In “Quires and places where they sing”, choral evensong is a noble offering of music performed to standards of perfection, at which members of the congregation have a passive role of silent worship. The choir sings elaborate settings of the versicles and responses, the evening canticles, and an anthem.

Cathedral choral evensong has won universal acclaim as the crown of Anglican worship. Louis Bouyeris often quoted: “the Offices of Morning Prayer and of Evensong, as they are performed even today in St Paul’s, Westminster Abbey, York Minster, or Canterbury Cathedral, are not only one of the most impressive, but also one of the purest forms of Christian common prayer to be found anywhere in the world” (Life and Liturgy, Sheed & Ward, 1956).

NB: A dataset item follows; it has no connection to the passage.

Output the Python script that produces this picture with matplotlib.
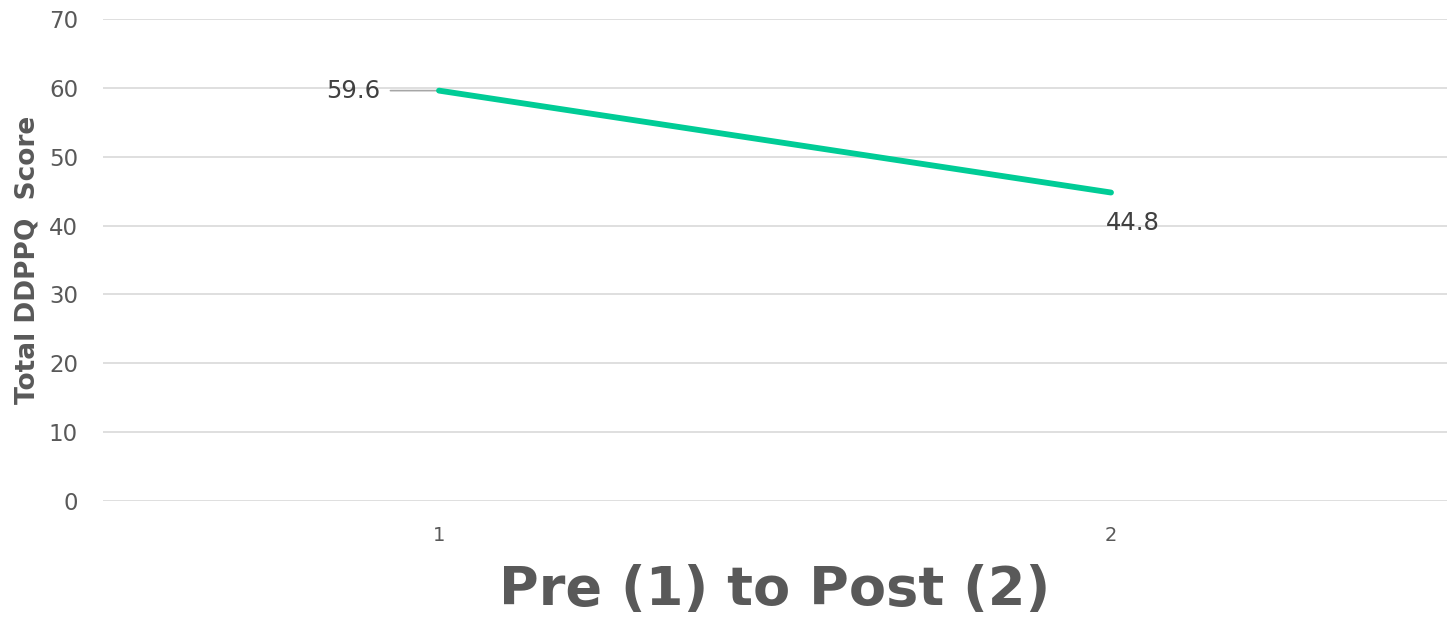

Many parish churches also have the resources to maintain this style of evensong, even if only within a pattern that alternates with a more simplified sung evensong, at which the congregation participates in singing the Psalms and canticles to well-known chants.

Solemn or festal evensong (as it is advertised in churches where incense is not customarily used) may be either a fully choral or congregrationally sung performance of the evening service. Ceremonially, the officiant, attired in a cope and attended by acolytes, sings the Office within the sanctuary and, when incense is used, proceeds to cense the altar during the Magnificat.

In whatever style the evening Office is celebrated, it makes a worthy offering of the opus Dei when the Church comes to the “sun’s hour of rest, [and] The lights of the evening round us shine”.